Stored records:
++++++++

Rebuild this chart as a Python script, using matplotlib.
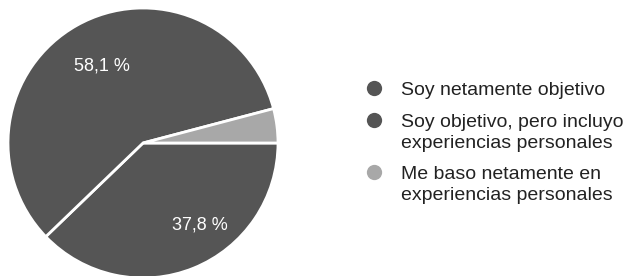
import numpy as np
import matplotlib
matplotlib.use("Agg")
import matplotlib.pyplot as plt

# datos de la encuesta
categorias = [
    "Soy netamente objetivo",
    "Soy objetivo, pero incluyo\nexperiencias personales",
    "Me baso netamente en\nexperiencias personales",
]
porcentajes = [37.8, 58.1, 4.1]
colores = ["#555555", "#555555", "#a8a8a8"]

plt.rcParams["font.family"] = ["Liberation Sans", "DejaVu Sans"]

fig = plt.figure(figsize=(6.29, 2.76), dpi=100)
W, H = 629, 276

# pastel: centro (143, 143) px, radio 135 px
cx, cy, r = 143, 143, 135
ax = fig.add_axes([(cx - r) / W, (H - cy - r) / H, 2 * r / W, 2 * r / H])

def fmt(p):
    return f"{p:.1f} %".replace(".", ",")

wedges, textos, autotextos = ax.pie(
    porcentajes, colors=colores, startangle=0, counterclock=False,
    radius=1, autopct=lambda p: fmt(p) if p > 10 else "",
    wedgeprops=dict(edgecolor="white", linewidth=2),
    textprops=dict(color="white", fontsize=13),
)
ax.set_xlim(-1, 1)
ax.set_ylim(-1, 1)
ax.set_aspect("equal")

# posición de las etiquetas (radio, ángulo)
etiquetas_pos = [(0.74, -55), (0.65, 118), None]
for t, pos in zip(autotextos, etiquetas_pos):
    if pos is None:
        continue
    rr, ang = pos
    t.set_position((rr * np.cos(np.radians(ang)), rr * np.sin(np.radians(ang))))
    t.set_ha("center")
    t.set_va("center")

# leyenda manual
lg = fig.add_axes([0, 0, 1, 1])
lg.set_xlim(0, W)
lg.set_ylim(H, 0)
lg.axis("off")
lg.patch.set_alpha(0)

y_base = [95, 127, 179]
for cat, col, yb in zip(categorias, colores, y_base):
    lg.plot(374, yb - 7.5, "o", ms=11, color=col, mec="none")
    for i, linea in enumerate(cat.split("\n")):
        lg.text(401, yb + i * 21, linea, fontsize=14, color="#222222",
                ha="left", va="baseline")

fig.savefig("out.png", dpi=100)
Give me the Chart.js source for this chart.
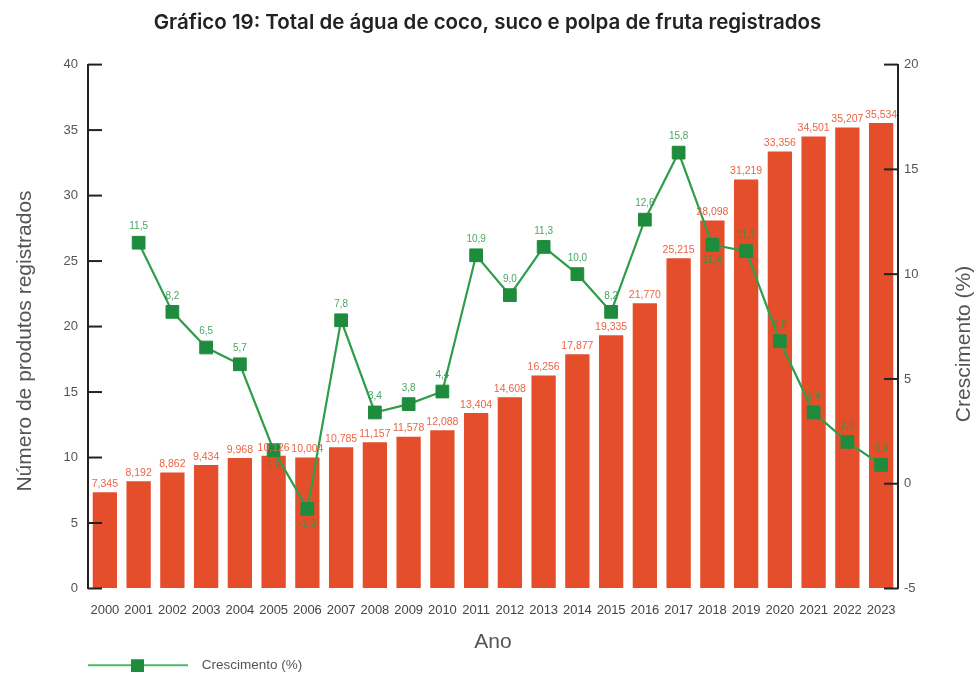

++++++++

#### Exercise objective
Repeat, with no pictures, each line from the beginning of the data through the line containing "W, H = 629, 276", inclusive.

#### Exercise result
Rebuild this chart as a Python script, using matplotlib.
import numpy as np
import matplotlib
matplotlib.use("Agg")
import matplotlib.pyplot as plt

# datos de la encuesta
categorias = [
    "Soy netamente objetivo",
    "Soy objetivo, pero incluyo\nexperiencias personales",
    "Me baso netamente en\nexperiencias personales",
]
porcentajes = [37.8, 58.1, 4.1]
colores = ["#555555", "#555555", "#a8a8a8"]

plt.rcParams["font.family"] = ["Liberation Sans", "DejaVu Sans"]

fig = plt.figure(figsize=(6.29, 2.76), dpi=100)
W, H = 629, 276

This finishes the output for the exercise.